As the 1924 legislation applied retroactively, one Indian immigrant family was particularly affected.
Kala Bagai, born to Sikh parents in Amritsar, married her husband Vaishno Das and in 1915, at the age of 22, emigrated to the US with her three children. Arriving in San Francisco, according to her granddaughter Rani Bagai, Kala was amazed by the city, and delighted in walking barefooted across the beach. She was one of the first Indians to emigrate and newspapers covered her story with amazement, remarking on her inability to speak English and her distinctive nose ring. Kala and her family eventually settled into American life, opening up a number of convenience stores and helping to welcome other South Asian immigrants.
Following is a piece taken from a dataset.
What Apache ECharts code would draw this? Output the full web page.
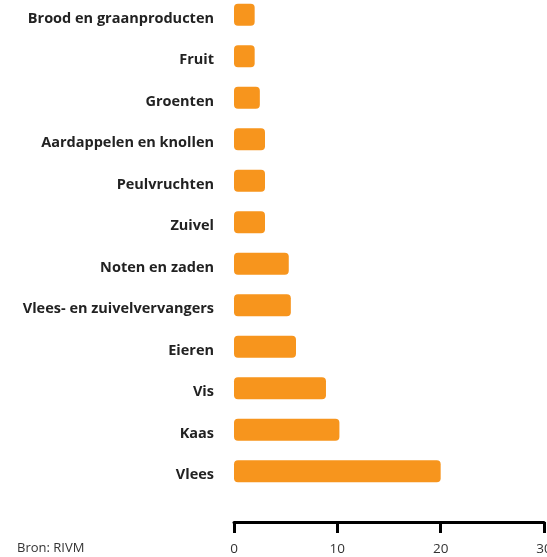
<!DOCTYPE html>
<html>
<head>
<meta charset="utf-8">
<style>
  html, body { margin: 0; padding: 0; background: #ffffff; }
  #chart { width: 547px; height: 557px; }
</style>
<script src="https://cdn.jsdelivr.net/npm/echarts@6/dist/echarts.min.js"></script>
</head>
<body>
<div id="chart"></div>
<script>
// Productgroepen, van boven naar onder
const categories = [
  'Brood en graanproducten',
  'Fruit',
  'Groenten',
  'Aardappelen en knollen',
  'Peulvruchten',
  'Zuivel',
  'Noten en zaden',
  'Vlees- en zuivelvervangers',
  'Eieren',
  'Vis',
  'Kaas',
  'Vlees'
];
const values = [2, 2, 2.5, 3, 3, 3, 5.3, 5.5, 6, 8.9, 10.2, 20];
const xTicks = [0, 10, 20, 30];
const source = 'Bron: RIVM';

const chart = echarts.init(document.getElementById('chart'), null, { renderer: 'canvas' });

chart.setOption({
  animation: false,
  backgroundColor: '#ffffff',
  grid: {
    left: 234, right: 3, top: -6, bottom: 65,
    containLabel: false,
    outerBoundsMode: 'none'
  },
  xAxis: {
    type: 'value',
    min: xTicks[0],
    max: xTicks[xTicks.length - 1],
    interval: 10,
    offset: 30,
    splitLine: { show: false },
    axisLine: { show: true, lineStyle: { color: '#000', width: 3 } },
    axisTick: { show: true, length: 11, lineStyle: { color: '#000', width: 3 } },
    axisLabel: {
      color: '#333',
      fontFamily: 'Open Sans',
      fontSize: 13.5,
      margin: 20,
      hideOverlap: false
    }
  },
  yAxis: {
    type: 'category',
    data: categories,
    inverse: true,
    axisLine: { show: false },
    axisTick: { show: false },
    axisLabel: {
      color: '#222',
      fontFamily: 'Open Sans',
      fontWeight: 'bold',
      fontSize: 14.5,
      margin: 20,
      verticalAlign: 'top',
      lineHeight: 8
    }
  },
  series: [{
    type: 'bar',
    data: values,
    barWidth: 22,
    itemStyle: { color: '#f7951d', borderRadius: 4 }
  }],
  graphic: [{
    type: 'text',
    left: 17,
    top: 542,
    style: { text: source, fill: '#333', font: '13px "Open Sans"' }
  }]
});
</script>
</body>
</html>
However, after the quota system was established, Vaishno was forced to abandon his stores and asked to go back to India. As members of the anti-colonial Ghadar party, Vaishno and Kala feared returning to India and instead opted to remain illegally in America. In 1928, Vaishno died by suicide and wrote, “I do not choose to live the life of an interned person.” Kala eventually got citizenship in 1950, became a community leader, and had a street in San Francisco named after her in 2021. However, her story remains one of many told by immigrants, of discrimination, hardship and loss before acceptance.
While Kala and her family were undocumented, millions of Mexicans were legally allowed entry into the United States. However, that did not stop people from resenting them being there.
According to Johnson, Mexicans were not kept out by quotas and instead, informal measures were employed to deter immigration. During the Great Depression era, over one million Mexicans were deported or ‘repatriated’ to create jobs for natives, even though 60 per cent of those exiled were US citizens. During World War II, the demand for labour spiked again, leading the government to implement the Mexican Labour Program, commonly known as the Bracero Program. Between 1942 and 1964, the programme facilitated the legal entry of 4.5 million Mexican workers. However, as historian Karen Douglas reports in The Criminalisation of Immigrants (2013), rather than deter illegal immigration, the Bracero Program encouraged it. Eventually, it “cemented the relationship between US employers and relatively cheap labour supply provided by Mexican workers.”